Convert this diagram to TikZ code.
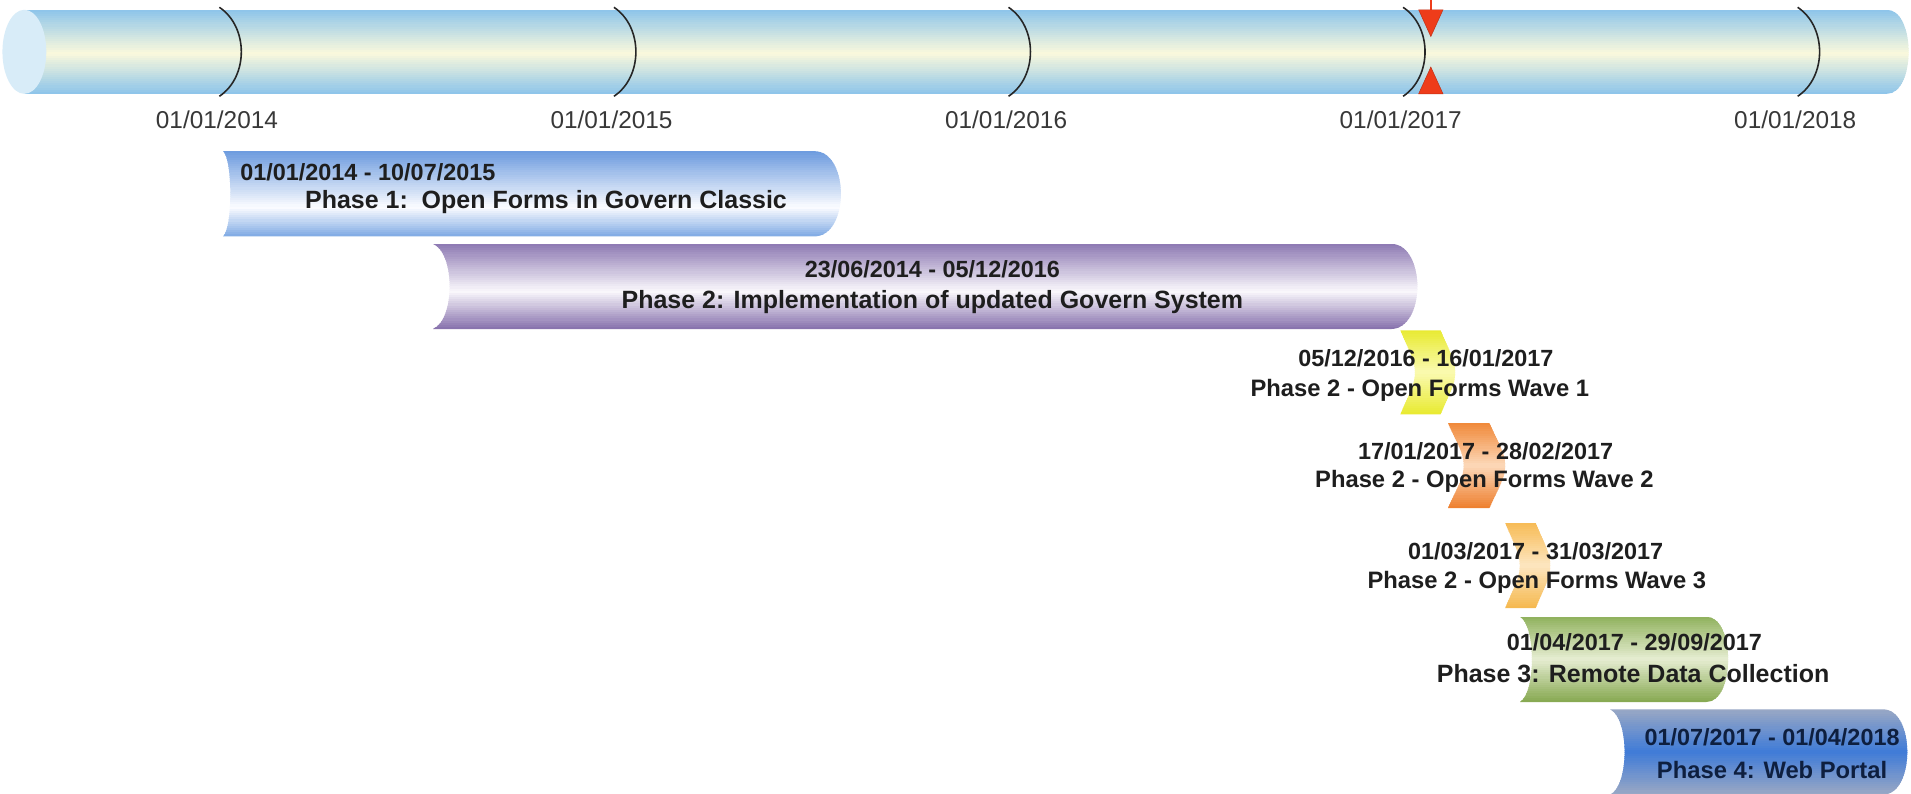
\documentclass[tikz,border=0pt]{standalone}
\usepackage{fontspec}
\setmainfont{Liberation Sans}
\definecolor{tlcap}{HTML}{D8ECF8}
\definecolor{markred}{HTML}{EE3C1A}
\definecolor{txt}{HTML}{1E1E1E}
\definecolor{navy}{HTML}{0E1F3F}
% gradient colour triples (a = top, b = middle, c = bottom)
\definecolor{tla}{HTML}{8CC4EA}\definecolor{tlb}{HTML}{FBF9DC}\definecolor{tlc}{HTML}{8CC4EA}
\definecolor{ponea}{HTML}{6B9ADE}\definecolor{poneb}{HTML}{FBFCFF}\definecolor{ponec}{HTML}{7FAAE4}
\definecolor{ptwoa}{HTML}{8C78B2}\definecolor{ptwob}{HTML}{FAF8FC}\definecolor{ptwoc}{HTML}{8670AC}
\definecolor{wonea}{HTML}{E8EA30}\definecolor{woneb}{HTML}{FAFAB0}\definecolor{wonec}{HTML}{E8EA30}
\definecolor{wtwoa}{HTML}{F08838}\definecolor{wtwob}{HTML}{FCD8B8}\definecolor{wtwoc}{HTML}{EE7F2E}
\definecolor{wthreea}{HTML}{F7BB55}\definecolor{wthreeb}{HTML}{FDE6C0}\definecolor{wthreec}{HTML}{F5B84D}
\definecolor{pthreea}{HTML}{8FB15C}\definecolor{pthreeb}{HTML}{E6EDD2}\definecolor{pthreec}{HTML}{86A850}
\definecolor{pfoura}{HTML}{9AA8C4}\definecolor{pfourb}{HTML}{3F7BD8}\definecolor{pfourc}{HTML}{9AA8C4}
\tikzset{
  lbl/.style={font=\fontsize{20}{24}\selectfont, text=black!78, inner sep=0pt},
  dtxt/.style={font=\fontsize{19.2}{23}\selectfont\bfseries, text=txt, inner sep=0pt},
  ntxt/.style={font=\fontsize{19.5}{23}\selectfont\bfseries, text=txt, inner sep=0pt},
  bigtxt/.style={font=\fontsize{20.5}{24}\selectfont\bfseries, text=txt, inner sep=0pt},
  tickarc/.style={draw=black!85, line width=1.3pt},
}
% vertical three-stop gradient made of strips: xmin xmax ytop ybottom prefix midfraction
\newcommand\vgrad[6]{%
  \foreach \i in {0,...,39}{%
    \pgfmathsetmacro\f{(\i+0.5)/40}%
    \ifdim \f pt < #6 pt
      \pgfmathsetmacro\p{100*\f/#6}\colorlet{gc}{#5b!\p!#5a}%
    \else
      \pgfmathsetmacro\p{100*(1-\f)/(1-#6)}\colorlet{gc}{#5b!\p!#5c}%
    \fi
    \fill[gc] (#1,{#3+(#4-#3)*\i/40}) rectangle (#2,{#3+(#4-#3)*(\i+1)/40+0.8});
  }}
% cylinder bar: x0 x1 ytop ybottom leftdepth rightdepth prefix midfraction
\newcommand\cylbar[8]{%
  \begin{scope}
  \clip (#1,#3) -- (#2,#3)
    .. controls ({#2+1.33*#6},#3) and ({#2+1.33*#6},#4) .. (#2,#4)
    -- (#1,#4)
    .. controls ({#1+1.33*#5},{#4-0.1*(#4-#3)}) and ({#1+1.33*#5},{#3+0.1*(#4-#3)}) .. (#1,#3)
    -- cycle;
  \vgrad{#1}{#2+#6+2}{#3}{#4}{#7}{#8}
  \end{scope}}
% chevron: x0 x1 ytop ybottom depth prefix midfraction
\newcommand\chevshape[7]{%
  \begin{scope}
  \clip (#1,#3) -- (#2,#3)
    .. controls ({#2+0.6*#5},{#3+0.25*(#4-#3)}) and ({#2+#5},{(#3+#4)/2-0.15*(#4-#3)}) .. ({#2+#5},{(#3+#4)/2})
    .. controls ({#2+#5},{(#3+#4)/2+0.15*(#4-#3)}) and ({#2+0.6*#5},{#4-0.25*(#4-#3)}) .. (#2,#4)
    -- (#1,#4)
    .. controls ({#1+0.6*#5},{#4-0.25*(#4-#3)}) and ({#1+#5},{(#3+#4)/2+0.15*(#4-#3)}) .. ({#1+#5},{(#3+#4)/2})
    .. controls ({#1+#5},{(#3+#4)/2-0.15*(#4-#3)}) and ({#1+0.6*#5},{#3+0.25*(#4-#3)}) .. (#1,#3)
    -- cycle;
  \vgrad{#1}{#2+#5+2}{#3}{#4}{#6}{#7}
  \end{scope}}
\begin{document}
\begin{tikzpicture}[x=1pt,y=-1pt]
\useasboundingbox (0,0) rectangle (1568,651);
\fill[white] (0,0) rectangle (1568,651);

% ---- timeline bar ----
\begin{scope}
\clip (20,8) -- (1548,8) .. controls (1572,8) and (1572,77) .. (1548,77) -- (20,77) -- cycle;
\vgrad{20}{1570}{8}{77}{tl}{0.52}
\end{scope}
\fill[tlcap] (20,42.5) ellipse [x radius=18, y radius=34.5];

% ticks
\foreach \x/\yr/\nm in {180/2014/t14, 503.75/2015/t15, 827.5/2016/t16, 1151.25/2017/t17, 1475/2018/t18}{
  \draw[tickarc] (\x,6) .. controls (\x+24,22) and (\x+24,63) .. (\x,79);
  \node[lbl] (\nm) at (\x-2,98) {01/01/\yr};
}

% red marker
\coordinate (mtop) at (1174,0);
\coordinate (mbar) at (1174,8);
\draw[markred, line width=1.2pt] (mtop) -- (mbar);
\filldraw[fill=markred, draw=markred!80!black, line width=0.4pt] (1164,8) -- (1184,8) -- (1174,30) -- cycle;
\filldraw[fill=markred, draw=markred!80!black, line width=0.4pt] (1164,77) -- (1184,77) -- (1174,55) -- cycle;

% ---- bars ----
\cylbar{183}{668}{124}{194}{6}{22}{pone}{0.66}
\node[dtxt, anchor=west] (p1d) at (197,141) {01/01/2014 - 10/07/2015};
\node[bigtxt] (p1n) at (448,166) {Phase 1:\ \ Open Forms in Govern Classic};

\cylbar{355}{1141}{200}{270}{14}{22}{ptwo}{0.56}
\node[dtxt] (p2d) at (765,221) {23/06/2014 - 05/12/2016};
\node[bigtxt] (p2n) at (765,248) {Phase 2: Implementation of updated Govern System};

\chevshape{1149}{1182}{271}{340}{12}{wone}{0.5}
\node[dtxt] (w1d) at (1170,294) {05/12/2016 - 16/01/2017};
\node[ntxt] (w1n) at (1165,320) {Phase 2 - Open Forms Wave 1};

\chevshape{1188}{1222}{347}{417}{13}{wtwo}{0.5}
\node[dtxt] (w2d) at (1219,370) {17/01/2017 - 28/02/2017};
\node[ntxt] (w2n) at (1218,395) {Phase 2 - Open Forms Wave 2};

\chevshape{1235}{1260}{429}{499}{12}{wthree}{0.5}
\node[dtxt] (w3d) at (1260,452) {01/03/2017 - 31/03/2017};
\node[ntxt] (w3n) at (1261,478) {Phase 2 - Open Forms Wave 3};

\cylbar{1247}{1400}{506}{576}{10}{18}{pthree}{0.5}
\node[dtxt] (p3d) at (1341,527) {01/04/2017 - 29/09/2017};
\node[bigtxt] (p3n) at (1340,553) {Phase 3: Remote Data Collection};

\cylbar{1321}{1545}{582}{652}{12}{20}{pfour}{0.5}
\node[dtxt, text=navy] (p4d) at (1454,605) {01/07/2017 - 01/04/2018};
\node[ntxt, text=navy] (p4n) at (1454,632) {Phase 4: Web Portal};
\end{tikzpicture}
\end{document}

────────

▶ _Problem description_: Pictures are excluded; copy all other data exactly as shown.

▶ _Reply_:
Convert this diagram to TikZ code.
\documentclass[tikz,border=0pt]{standalone}
\usepackage{fontspec}
\setmainfont{Liberation Sans}
\definecolor{tlcap}{HTML}{D8ECF8}
\definecolor{markred}{HTML}{EE3C1A}
\definecolor{txt}{HTML}{1E1E1E}
\definecolor{navy}{HTML}{0E1F3F}
% gradient colour triples (a = top, b = middle, c = bottom)
\definecolor{tla}{HTML}{8CC4EA}\definecolor{tlb}{HTML}{FBF9DC}\definecolor{tlc}{HTML}{8CC4EA}
\definecolor{ponea}{HTML}{6B9ADE}\definecolor{poneb}{HTML}{FBFCFF}\definecolor{ponec}{HTML}{7FAAE4}
\definecolor{ptwoa}{HTML}{8C78B2}\definecolor{ptwob}{HTML}{FAF8FC}\definecolor{ptwoc}{HTML}{8670AC}
\definecolor{wonea}{HTML}{E8EA30}\definecolor{woneb}{HTML}{FAFAB0}\definecolor{wonec}{HTML}{E8EA30}
\definecolor{wtwoa}{HTML}{F08838}\definecolor{wtwob}{HTML}{FCD8B8}\definecolor{wtwoc}{HTML}{EE7F2E}
\definecolor{wthreea}{HTML}{F7BB55}\definecolor{wthreeb}{HTML}{FDE6C0}\definecolor{wthreec}{HTML}{F5B84D}
\definecolor{pthreea}{HTML}{8FB15C}\definecolor{pthreeb}{HTML}{E6EDD2}\definecolor{pthreec}{HTML}{86A850}
\definecolor{pfoura}{HTML}{9AA8C4}\definecolor{pfourb}{HTML}{3F7BD8}\definecolor{pfourc}{HTML}{9AA8C4}
\tikzset{
  lbl/.style={font=\fontsize{20}{24}\selectfont, text=black!78, inner sep=0pt},
  dtxt/.style={font=\fontsize{19.2}{23}\selectfont\bfseries, text=txt, inner sep=0pt},
  ntxt/.style={font=\fontsize{19.5}{23}\selectfont\bfseries, text=txt, inner sep=0pt},
  bigtxt/.style={font=\fontsize{20.5}{24}\selectfont\bfseries, text=txt, inner sep=0pt},
  tickarc/.style={draw=black!85, line width=1.3pt},
}
% vertical three-stop gradient made of strips: xmin xmax ytop ybottom prefix midfraction
\newcommand\vgrad[6]{%
  \foreach \i in {0,...,39}{%
    \pgfmathsetmacro\f{(\i+0.5)/40}%
    \ifdim \f pt < #6 pt
      \pgfmathsetmacro\p{100*\f/#6}\colorlet{gc}{#5b!\p!#5a}%
    \else
      \pgfmathsetmacro\p{100*(1-\f)/(1-#6)}\colorlet{gc}{#5b!\p!#5c}%
    \fi
    \fill[gc] (#1,{#3+(#4-#3)*\i/40}) rectangle (#2,{#3+(#4-#3)*(\i+1)/40+0.8});
  }}
% cylinder bar: x0 x1 ytop ybottom leftdepth rightdepth prefix midfraction
\newcommand\cylbar[8]{%
  \begin{scope}
  \clip (#1,#3) -- (#2,#3)
    .. controls ({#2+1.33*#6},#3) and ({#2+1.33*#6},#4) .. (#2,#4)
    -- (#1,#4)
    .. controls ({#1+1.33*#5},{#4-0.1*(#4-#3)}) and ({#1+1.33*#5},{#3+0.1*(#4-#3)}) .. (#1,#3)
    -- cycle;
  \vgrad{#1}{#2+#6+2}{#3}{#4}{#7}{#8}
  \end{scope}}
% chevron: x0 x1 ytop ybottom depth prefix midfraction
\newcommand\chevshape[7]{%
  \begin{scope}
  \clip (#1,#3) -- (#2,#3)
    .. controls ({#2+0.6*#5},{#3+0.25*(#4-#3)}) and ({#2+#5},{(#3+#4)/2-0.15*(#4-#3)}) .. ({#2+#5},{(#3+#4)/2})
    .. controls ({#2+#5},{(#3+#4)/2+0.15*(#4-#3)}) and ({#2+0.6*#5},{#4-0.25*(#4-#3)}) .. (#2,#4)
    -- (#1,#4)
    .. controls ({#1+0.6*#5},{#4-0.25*(#4-#3)}) and ({#1+#5},{(#3+#4)/2+0.15*(#4-#3)}) .. ({#1+#5},{(#3+#4)/2})
    .. controls ({#1+#5},{(#3+#4)/2-0.15*(#4-#3)}) and ({#1+0.6*#5},{#3+0.25*(#4-#3)}) .. (#1,#3)
    -- cycle;
  \vgrad{#1}{#2+#5+2}{#3}{#4}{#6}{#7}
  \end{scope}}
\begin{document}
\begin{tikzpicture}[x=1pt,y=-1pt]
\useasboundingbox (0,0) rectangle (1568,651);
\fill[white] (0,0) rectangle (1568,651);

% ---- timeline bar ----
\begin{scope}
\clip (20,8) -- (1548,8) .. controls (1572,8) and (1572,77) .. (1548,77) -- (20,77) -- cycle;
\vgrad{20}{1570}{8}{77}{tl}{0.52}
\end{scope}
\fill[tlcap] (20,42.5) ellipse [x radius=18, y radius=34.5];

% ticks
\foreach \x/\yr/\nm in {180/2014/t14, 503.75/2015/t15, 827.5/2016/t16, 1151.25/2017/t17, 1475/2018/t18}{
  \draw[tickarc] (\x,6) .. controls (\x+24,22) and (\x+24,63) .. (\x,79);
  \node[lbl] (\nm) at (\x-2,98) {01/01/\yr};
}

% red marker
\coordinate (mtop) at (1174,0);
\coordinate (mbar) at (1174,8);
\draw[markred, line width=1.2pt] (mtop) -- (mbar);
\filldraw[fill=markred, draw=markred!80!black, line width=0.4pt] (1164,8) -- (1184,8) -- (1174,30) -- cycle;
\filldraw[fill=markred, draw=markred!80!black, line width=0.4pt] (1164,77) -- (1184,77) -- (1174,55) -- cycle;

% ---- bars ----
\cylbar{183}{668}{124}{194}{6}{22}{pone}{0.66}
\node[dtxt, anchor=west] (p1d) at (197,141) {01/01/2014 - 10/07/2015};
\node[bigtxt] (p1n) at (448,166) {Phase 1:\ \ Open Forms in Govern Classic};

\cylbar{355}{1141}{200}{270}{14}{22}{ptwo}{0.56}
\node[dtxt] (p2d) at (765,221) {23/06/2014 - 05/12/2016};
\node[bigtxt] (p2n) at (765,248) {Phase 2: Implementation of updated Govern System};

\chevshape{1149}{1182}{271}{340}{12}{wone}{0.5}
\node[dtxt] (w1d) at (1170,294) {05/12/2016 - 16/01/2017};
\node[ntxt] (w1n) at (1165,320) {Phase 2 - Open Forms Wave 1};

\chevshape{1188}{1222}{347}{417}{13}{wtwo}{0.5}
\node[dtxt] (w2d) at (1219,370) {17/01/2017 - 28/02/2017};
\node[ntxt] (w2n) at (1218,395) {Phase 2 - Open Forms Wave 2};

\chevshape{1235}{1260}{429}{499}{12}{wthree}{0.5}
\node[dtxt] (w3d) at (1260,452) {01/03/2017 - 31/03/2017};
\node[ntxt] (w3n) at (1261,478) {Phase 2 - Open Forms Wave 3};

\cylbar{1247}{1400}{506}{576}{10}{18}{pthree}{0.5}
\node[dtxt] (p3d) at (1341,527) {01/04/2017 - 29/09/2017};
\node[bigtxt] (p3n) at (1340,553) {Phase 3: Remote Data Collection};

\cylbar{1321}{1545}{582}{652}{12}{20}{pfour}{0.5}
\node[dtxt, text=navy] (p4d) at (1454,605) {01/07/2017 - 01/04/2018};
\node[ntxt, text=navy] (p4n) at (1454,632) {Phase 4: Web Portal};
\end{tikzpicture}
\end{document}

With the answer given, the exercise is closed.